AMY LINEHAM used her time in a Paris refugee camp to challenge the negative media portrayal of those living there, through a creative and collaborative approach to photography.
Frustrated by the media’s homogenised representation of refugees at the Porte de la Chapelle camp in Northern Paris, Lineham, a UCL medic, gave out 15 disposable cameras to its inhabitants. What followed was a series of photographs shaped entirely by the members of this all-male camp; they were given a creative outlet and full control of their own image.
Lineham’s aim was to facilitate a more honest and less one-sided portrayal, and the results are poignant in their humanity. The familiar saturated glow of the disposable endows the images with a certain nostalgia; wonky angles and amusing expressions mingle amongst shots that demonstrate the environment in which these photos were taken. Haphazard tents are displayed proudly next to the Montmartre, whilst cheeky grins and confident poses are abundant.

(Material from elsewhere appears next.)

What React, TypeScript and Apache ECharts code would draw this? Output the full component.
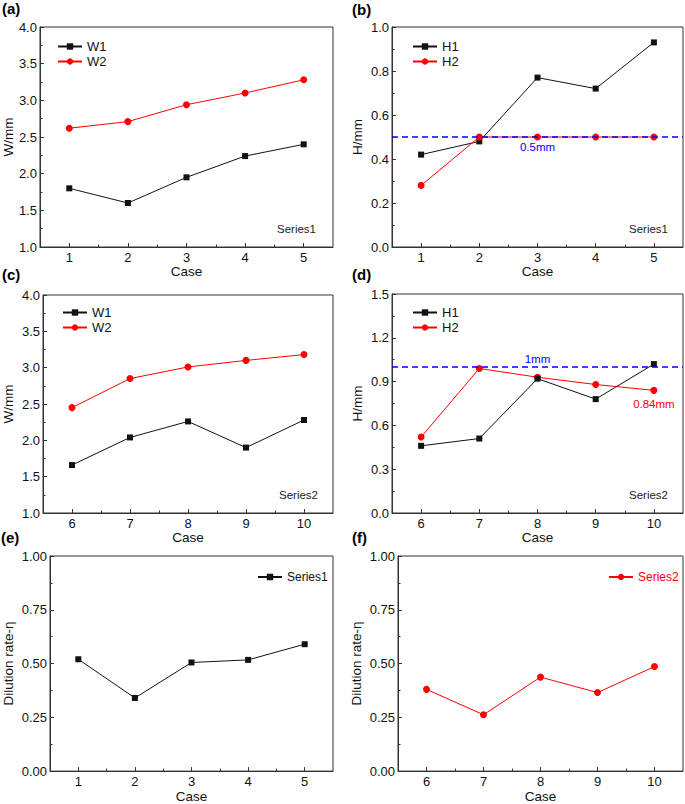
import React, { useEffect, useRef } from 'react';
import * as echarts from 'echarts';

// ---------- data ----------
const casesS1 = [1, 2, 3, 4, 5];
const casesS2 = [6, 7, 8, 9, 10];
const minorTicksS1 = [1.5, 2.5, 3.5, 4.5];
const minorTicksS2 = [6.5, 7.5, 8.5, 9.5];

const w1S1 = [1.8, 1.6, 1.95, 2.24, 2.4];
const w2S1 = [2.62, 2.71, 2.94, 3.1, 3.28];
const h1S1 = [0.42, 0.48, 0.77, 0.72, 0.93];
const h2S1 = [0.28, 0.5, 0.5, 0.5, 0.5];

const w1S2 = [1.66, 2.04, 2.26, 1.9, 2.28];
const w2S2 = [2.45, 2.85, 3.01, 3.1, 3.18];
const h1S2 = [0.46, 0.51, 0.92, 0.78, 1.02];
const h2S2 = [0.52, 0.99, 0.93, 0.88, 0.84];

const dilutionS1 = [0.52, 0.34, 0.505, 0.517, 0.59];
const dilutionS2 = [0.38, 0.262, 0.437, 0.365, 0.486];

const hLimitS1 = 0.5;
const hLimitS2 = 1.0;

const panelLabels = ['(a)', '(b)', '(c)', '(d)', '(e)', '(f)'];

// ---------- style ----------
const FONT = '"Liberation Sans", Arial, Helvetica, sans-serif';
const BLACK = '#111111';
const RED = '#ff0000';
const BLUE = '#0000ff';
const AXIS = '#333333';

const grids = [
  { left: 37, top: 27, width: 296, height: 220 },
  { left: 392, top: 27, width: 291, height: 220 },
  { left: 42, top: 295, width: 291, height: 218 },
  { left: 392, top: 294, width: 291, height: 219 },
  { left: 48, top: 556, width: 285, height: 218 },
  { left: 398, top: 556, width: 285, height: 218 },
];

const pairs = (xs: number[], ys: number[]) => xs.map((x, i) => [x, ys[i]]);

function buildOption() {
  const grid = grids.map((g) => ({
    ...g,
    show: true,
    borderColor: AXIS,
    borderWidth: 1,
    backgroundColor: 'transparent',
    containLabel: false,
  }));

  const xAxis: any[] = [];
  grids.forEach((g, i) => {
    const isS2 = i === 2 || i === 3 || i === 5;
    const c = isS2 ? casesS2 : casesS1;
    const minorT = isS2 ? minorTicksS2 : minorTicksS1;
    const min = c[0] - 0.5;
    const max = c[c.length - 1] + 0.5;
    xAxis.push({
      gridIndex: i,
      type: 'value',
      position: 'bottom',
      min,
      max,
      axisLine: { show: true, onZero: false, lineStyle: { color: AXIS, width: 1 } },
      axisTick: { show: true, inside: true, length: 4, customValues: c, lineStyle: { color: AXIS } },
      axisLabel: {
        show: true,
        customValues: c,
        fontSize: 13,
        color: BLACK,
        fontFamily: FONT,
        margin: 4,
      },
      splitLine: { show: false },
      name: 'Case',
      nameLocation: 'middle',
      nameGap: 15,
      nameTextStyle: { fontSize: 13.5, color: BLACK, fontFamily: FONT },
    });
    xAxis.push({
      gridIndex: i,
      type: 'value',
      position: 'bottom',
      offset: 0,
      min,
      max,
      axisLine: { show: false },
      axisTick: { show: true, inside: true, length: 2.5, customValues: minorT, lineStyle: { color: AXIS } },
      axisLabel: { show: false },
      splitLine: { show: false },
    });
  });

  const yDefs = [
    { min: 1, max: 4, interval: 0.5, dec: 1, name: 'W/mm', gap: 24 },
    { min: 0, max: 1, interval: 0.2, dec: 1, name: 'H/mm', gap: 28 },
    { min: 1, max: 4, interval: 0.5, dec: 1, name: 'W/mm', gap: 28 },
    { min: 0, max: 1.5, interval: 0.3, dec: 1, name: 'H/mm', gap: 28 },
    { min: 0, max: 1, interval: 0.25, dec: 2, name: 'Dilution rate-η', gap: 35 },
    { min: 0, max: 1, interval: 0.25, dec: 2, name: 'Dilution rate-η', gap: 35 },
  ];
  const yAxis = yDefs.map((d, i) => ({
    gridIndex: i,
    type: 'value',
    min: d.min,
    max: d.max,
    interval: d.interval,
    axisLine: { show: true, lineStyle: { color: AXIS, width: 1 } },
    axisTick: { show: true, inside: true, length: 4, lineStyle: { color: AXIS } },
    minorTick: { show: true, splitNumber: 2, length: 2.5, lineStyle: { color: AXIS } },
    splitLine: { show: false },
    minorSplitLine: { show: false },
    axisLabel: {
      formatter: (v: number) => v.toFixed(d.dec),
      fontSize: 13,
      color: BLACK,
      fontFamily: FONT,
      margin: 3,
    },
    name: d.name,
    nameLocation: 'middle',
    nameRotate: 90,
    nameGap: d.gap,
    nameTextStyle: { fontSize: 13.5, color: BLACK, fontFamily: FONT },
  }));

  const blackSeries = (name: string, xs: number[], ys: number[], gi: number, extra: any = {}) => ({
    name,
    type: 'line',
    xAxisIndex: gi * 2,
    yAxisIndex: gi,
    data: pairs(xs, ys),
    symbol: 'rect',
    symbolSize: 6,
    itemStyle: { color: BLACK },
    lineStyle: { color: BLACK, width: 1 },
    z: 3,
    ...extra,
  });
  const redSeries = (name: string, xs: number[], ys: number[], gi: number, extra: any = {}) => ({
    name,
    type: 'line',
    xAxisIndex: gi * 2,
    yAxisIndex: gi,
    data: pairs(xs, ys),
    symbol: 'circle',
    symbolSize: 7,
    itemStyle: { color: RED },
    lineStyle: { color: RED, width: 1 },
    z: 4,
    ...extra,
  });

  const limitLine = (value: number, text: string, pos: string, dist: number) => ({
    silent: true,
    symbol: 'none',
    lineStyle: { color: BLUE, type: [6, 4], width: 1.5 },
    label: {
      show: true,
      formatter: text,
      position: pos,
      color: BLUE,
      fontSize: 11.5,
      fontFamily: FONT,
      distance: dist,
    },
    data: [{ yAxis: value }],
  });

  const h2S2Data = pairs(casesS2, h2S2).map((p, i) =>
    i === h2S2.length - 1
      ? {
          value: p,
          label: {
            show: true,
            formatter: `${h2S2[i].toFixed(2)}mm`,
            position: 'bottom',
            distance: 4,
            color: RED,
            fontSize: 11.5,
            fontFamily: FONT,
          },
        }
      : p
  );

  const series = [
    blackSeries('W1', casesS1, w1S1, 0),
    redSeries('W2', casesS1, w2S1, 0),
    blackSeries('H1', casesS1, h1S1, 1),
    redSeries('H2', casesS1, h2S1, 1, { markLine: limitLine(hLimitS1, '0.5mm', 'insideMiddleBottom', 4) }),
    blackSeries('W1', casesS2, w1S2, 2),
    redSeries('W2', casesS2, w2S2, 2),
    blackSeries('H1', casesS2, h1S2, 3, { z: 4 }),
    redSeries('H2', casesS2, h2S2, 3, {
      data: h2S2Data,
      z: 3,
      markLine: limitLine(hLimitS2, '1mm', 'insideMiddleTop', 2),
    }),
    blackSeries('Series1', casesS1, dilutionS1, 4),
    redSeries('Series2', casesS2, dilutionS2, 5),
  ];

  const legendBase = {
    orient: 'vertical',
    padding: 0,
    itemWidth: 24,
    itemHeight: 8,
    itemGap: 2,
    selectedMode: false,
    textStyle: { fontSize: 13, color: BLACK, fontFamily: FONT },
  };
  const legend = [
    { ...legendBase, left: 57, top: 40, data: ['W1', 'W2'] },
    { ...legendBase, left: 412, top: 40, data: ['H1', 'H2'] },
    { ...legendBase, left: 62, top: 306, data: ['W1', 'W2'] },
    { ...legendBase, left: 412, top: 306, data: ['H1', 'H2'] },
    { ...legendBase, left: 257, top: 571, textStyle: { ...legendBase.textStyle, fontSize: 12 }, data: ['Series1'] },
    {
      ...legendBase,
      left: 608,
      top: 571,
      textStyle: { ...legendBase.textStyle, fontSize: 12, color: RED },
      data: ['Series2'],
    },
  ];

  const labelPos = [
    [2, 8.5],
    [352, 9],
    [2, 274],
    [352, 274.5],
    [1, 537.5],
    [352, 537.5],
  ];
  const graphic: any[] = panelLabels.map((t, i) => ({
    type: 'text',
    x: labelPos[i][0],
    y: labelPos[i][1],
    style: {
      text: t,
      font: `bold 15px ${FONT}`,
      fill: '#000',
      textAlign: 'left',
      textVerticalAlign: 'middle',
    },
  }));
  const annot = [
    ['Series1', 316, 229],
    ['Series1', 668, 229],
    ['Series2', 318, 495],
    ['Series2', 668, 495],
  ];
  annot.forEach((a) => {
    graphic.push({
      type: 'text',
      x: a[1],
      y: a[2],
      style: {
        text: a[0],
        font: `11.5px ${FONT}`,
        fill: '#222',
        textAlign: 'right',
        textVerticalAlign: 'middle',
      },
    });
  });

  return {
    animation: false,
    backgroundColor: '#ffffff',
    textStyle: { fontFamily: FONT },
    grid,
    xAxis,
    yAxis,
    legend,
    series,
    graphic,
  };
}

export default function App() {
  const ref = useRef<HTMLDivElement>(null);
  useEffect(() => {
    if (!ref.current) return;
    const chart = echarts.init(ref.current, undefined, { renderer: 'svg' });
    chart.setOption(buildOption() as any);
    return () => chart.dispose();
  }, []);
  return (
    <div
      ref={ref}
      style={{ position: 'fixed', left: 0, top: 0, width: 685, height: 804, background: '#fff' }}
    />
  );
}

Overall however, what is most striking about these photographs is the immense vitality that radiates from them. We see young men who are living life, forging friendships, and carving out moments of enjoyment – albeit in conditions and situations alien to most of us in the UK. Far from being defined by their status as migrants, through photography we are able to find similarities, empathise, and appreciate their diversity.
Out of 15 cameras, only 8 made it back to Lineham, but those that survived the police brutality and harsh conditions serve as a testament to the combined power of her creative ingenuity and that of the camp’s inhabitants. As well as the cameras, participants were given a blank postcard to write a message on. Maybe these, when viewed in tandem with the photos, give the most touching account of the empowering nature of creativity: “but I know that what I done it means what I felt and I think photos is kind of art”.